1. A method of shortening a flap hanging off a continuously moving paper strip, in particular the flap left after an on-the-fly roll change downstream of a location where two paper strips are glued together, wherein the paper strip is moved past a separating device moving faster than the paper strip and the flap is frictionally engaged by the separating device and separated from the paper strip and severed near the joined location, characterized in that the flap is engaged by the separating device while it is still lying against the paper strip.

2. An apparatus for shortening a flap hanging off a continuously moving paper strip, in particular the flap left after an on-the-fly roll change downstream of a location where two paper strips are glued together, the apparatus comprising guides for conducting the paper strip along a predetermined path and a driven and rotating separating device that is inside an envelope, that is driven faster than the paper strip, and that is able to exert a frictional force effective inside the envelope in the travel direction of the paper strip, characterized in that the envelope (16) is at least very closely juxtaposed with the paper strip (1).

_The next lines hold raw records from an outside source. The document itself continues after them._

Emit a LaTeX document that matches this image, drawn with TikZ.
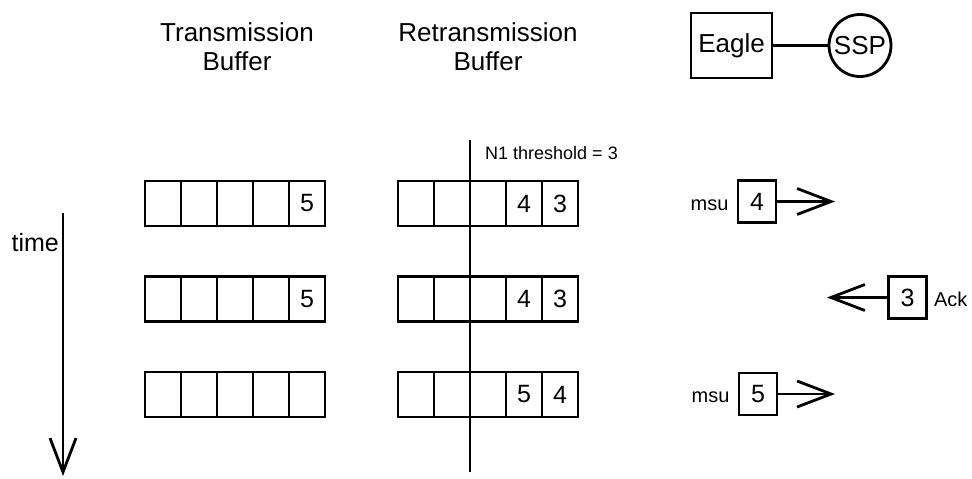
\documentclass[tikz,border=0pt]{standalone}
\usepackage{fontspec}
\setmainfont{Liberation Sans}
\usetikzlibrary{arrows.meta,positioning}

\tikzset{
  cell/.style={draw, line width=2.8pt, minimum width=36pt, minimum height=45pt, inner sep=0pt},
  digit/.style={inner sep=0pt, font=\fontsize{25}{25}\selectfont},
  msgbox/.style={draw, line width=2.8pt, minimum width=38pt, minimum height=42pt, inner sep=0pt, font=\fontsize{25}{25}\selectfont},
  msgarrow/.style={line width=2.8pt, -{Straight Barb[length=34pt, width=26pt]}},
  heading/.style={align=center, inner sep=0pt, font=\fontsize{26}{29}\selectfont},
  lbl/.style={inner sep=0pt, font=\fontsize{20}{20}\selectfont}
}

\begin{document}
\begin{tikzpicture}[x=1pt, y=-1pt]
        \useasboundingbox (0,0) rectangle (972,479);

        % Headings
        \node[heading] (txhead) at (237,47) {Transmission\\Buffer};
        \node[heading] (rxhead) at (488,47) {Retransmission\\Buffer};

        % Eagle linked to SSP
        \node[draw, line width=2.8pt, minimum width=81pt, minimum height=65pt, inner sep=0pt, font=\fontsize{26}{26}\selectfont] (eagle) at (731.5,45.5) {Eagle};
        \node[draw, circle, line width=2.8pt, minimum size=62pt, inner sep=0pt, font=\fontsize{26}{26}\selectfont] (ssp) at (860,45.5) {SSP};
        \draw[line width=2.8pt] (eagle) -- (ssp);

        % Buffer rows, one per time step
        \foreach \row/\y in {1/203.5, 2/299, 3/394.5} {
            \foreach \i in {1,...,5} {
                \node[cell] (tx\row-\i) at ({127+36*\i},\y) {};
                \node[cell] (rx\row-\i) at ({380+36*\i},\y) {};
            }
        }
        \node[digit] (tx1-5d) at (tx1-5) {5};
        \node[digit] (tx2-5d) at (tx2-5) {5};
        \node[digit] (rx1-4d) at (rx1-4) {4};
        \node[digit] (rx1-5d) at (rx1-5) {3};
        \node[digit] (rx2-4d) at (rx2-4) {4};
        \node[digit] (rx2-5d) at (rx2-5) {3};
        \node[digit] (rx3-4d) at (rx3-4) {5};
        \node[digit] (rx3-5d) at (rx3-5) {4};

        % N1 threshold
        \coordinate (thtop) at (470,140);
        \coordinate (thbot) at (470,472);
        \draw[line width=2.8pt] (thtop) -- (thbot);
        \node[lbl, anchor=west, font=\fontsize{18}{18}\selectfont] (thlbl) at (485,153) {N1 threshold = 3};

        % Time axis
        \coordinate (ttop) at (63,213);
        \coordinate (tbot) at (63,476);
        \draw[msgarrow] (ttop) -- (tbot);
        \node[lbl, anchor=east, font=\fontsize{25}{25}\selectfont] (timelbl) at (59,243) {time};

        % Messages on the link
        \node[msgbox] (msu1) at (757,201.5) {4};
        \node[lbl, anchor=base east] (msu1lbl) at ([xshift=-8pt]msu1.base west) {msu};
        \coordinate (msu1end) at (835,201.5);
        \draw[msgarrow] (msu1) -- (msu1end);

        \node[msgbox] (ack) at (907.5,297.5) {3};
        \node[lbl, anchor=base west] (acklbl) at ([xshift=6pt]ack.base east) {Ack};
        \coordinate (ackend) at (827,297.5);
        \draw[msgarrow] (ack) -- (ackend);

        \node[msgbox] (msu2) at (758,394) {5};
        \node[lbl, anchor=base east] (msu2lbl) at ([xshift=-8pt]msu2.base west) {msu};
        \coordinate (msu2end) at (835,394);
        \draw[msgarrow] (msu2) -- (msu2end);
    \end{tikzpicture}
\end{document}
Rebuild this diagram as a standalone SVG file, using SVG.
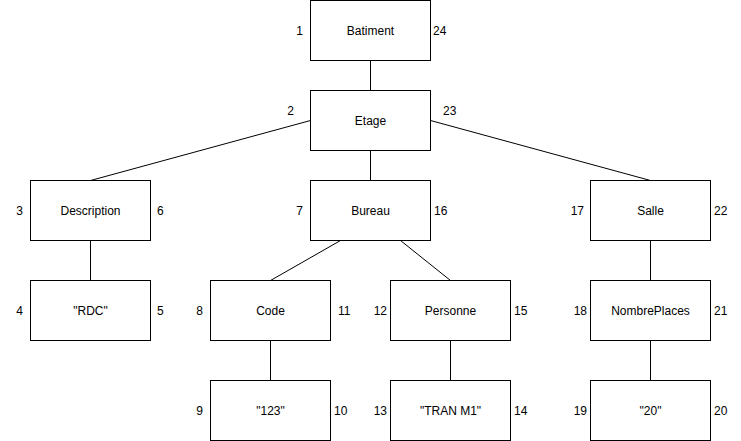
<svg xmlns="http://www.w3.org/2000/svg" width="741" height="441" viewBox="0 0 741 441">
<style>
rect{fill:#fff;stroke:#000;stroke-width:1}
text{font-family:"Liberation Sans",Arial,sans-serif;font-size:12px;fill:#000;dominant-baseline:central}
.c{text-anchor:middle}.l{text-anchor:end}.r{text-anchor:start}
#connectors line{stroke:#000;stroke-width:1}
</style>
<rect x="0" y="0" width="741" height="441" style="stroke:none"/>
<g id="connectors">
<line x1="370.5" y1="60.5" x2="370.5" y2="90.5"/>
<line x1="310.5" y1="120.5" x2="90.5" y2="180.5"/>
<line x1="370.5" y1="150.5" x2="370.5" y2="180.5"/>
<line x1="430.5" y1="120.5" x2="650.5" y2="180.5"/>
<line x1="90.5" y1="240.5" x2="90.5" y2="280.5"/>
<line x1="340.5" y1="240.5" x2="270.5" y2="280.5"/>
<line x1="400.5" y1="240.5" x2="450.5" y2="280.5"/>
<line x1="650.5" y1="240.5" x2="650.5" y2="280.5"/>
<line x1="270.5" y1="340.5" x2="270.5" y2="380.5"/>
<line x1="450.5" y1="340.5" x2="450.5" y2="380.5"/>
<line x1="650.5" y1="340.5" x2="650.5" y2="380.5"/>
</g>
<g id="batiment"><rect x="310.5" y="0.5" width="120" height="60"/><text class="c" x="370.5" y="30.5">Batiment</text><text class="l" x="303" y="30.5">1</text><text class="r" x="433" y="30.5">24</text></g>
<g id="etage"><rect x="310.5" y="90.5" width="120" height="60"/><text class="c" x="370.5" y="120.5">Etage</text><text class="l" x="294" y="110.5">2</text><text class="r" x="443" y="110.5">23</text></g>
<g id="description"><rect x="30.5" y="180.5" width="120" height="60"/><text class="c" x="90.5" y="210.5">Description</text><text class="l" x="23" y="210.5">3</text><text class="r" x="157" y="210.5">6</text></g>
<g id="bureau"><rect x="310.5" y="180.5" width="120" height="60"/><text class="c" x="370.5" y="210.5">Bureau</text><text class="l" x="303" y="210.5">7</text><text class="r" x="434" y="210.5">16</text></g>
<g id="salle"><rect x="590.5" y="180.5" width="120" height="60"/><text class="c" x="650.5" y="210.5">Salle</text><text class="l" x="584" y="210.5">17</text><text class="r" x="714" y="210.5">22</text></g>
<g id="rdc"><rect x="30.5" y="280.5" width="120" height="60"/><text class="c" x="90.5" y="310.5">"RDC"</text><text class="l" x="23" y="310.5">4</text><text class="r" x="157" y="310.5">5</text></g>
<g id="code"><rect x="210.5" y="280.5" width="120" height="60"/><text class="c" x="270.5" y="310.5">Code</text><text class="l" x="203" y="310.5">8</text><text class="r" x="338" y="310.5">11</text></g>
<g id="personne"><rect x="390.5" y="280.5" width="120" height="60"/><text class="c" x="450.5" y="310.5">Personne</text><text class="l" x="387" y="310.5">12</text><text class="r" x="514" y="310.5">15</text></g>
<g id="nombreplaces"><rect x="590.5" y="280.5" width="120" height="60"/><text class="c" x="650.5" y="310.5">NombrePlaces</text><text class="l" x="587" y="310.5">18</text><text class="r" x="714" y="310.5">21</text></g>
<g id="v123"><rect x="210.5" y="380.5" width="120" height="60"/><text class="c" x="270.5" y="410.5">"123"</text><text class="l" x="203" y="410.5">9</text><text class="r" x="334" y="410.5">10</text></g>
<g id="tran"><rect x="390.5" y="380.5" width="120" height="60"/><text class="c" x="450.5" y="410.5">"TRAN M1"</text><text class="l" x="387" y="410.5">13</text><text class="r" x="514" y="410.5">14</text></g>
<g id="v20"><rect x="590.5" y="380.5" width="120" height="60"/><text class="c" x="650.5" y="410.5">"20"</text><text class="l" x="587" y="410.5">19</text><text class="r" x="714" y="410.5">20</text></g>
</svg>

3. The apparatus according to claim 2, characterized by a suction drum (5) as separating device.

4. The apparatus according to claim 2, characterized by a suction belt (11) as separating device.

5. The apparatus according to claim 2, characterized in that a rotor (12) serves as separating device and is comprised of a shaft (13) ant at least one rod (14) that is parallel to the shaft (13) and that is fixed at a radial spacing by arms (15) fixedly on the shaft (13).

6. The apparatus according to claim 2, characterized by a brush (17) as separating device.

7. The apparatus according to one of claims 2 to 6, in particular claim 6, characterized by a support (18, 19, 20) for the paper strip (1) and adjacent the separating device (5, 11, 12, 17).

8. The apparatus according to claim 2, characterized by a rotatably mounted roll (17) as separating device.

9. The apparatus according to claim 2, characterized by a fixed plate (19) as separating device.

10. The apparatus according to claim 2, characterized by a rotatable round brush (20) as separating device.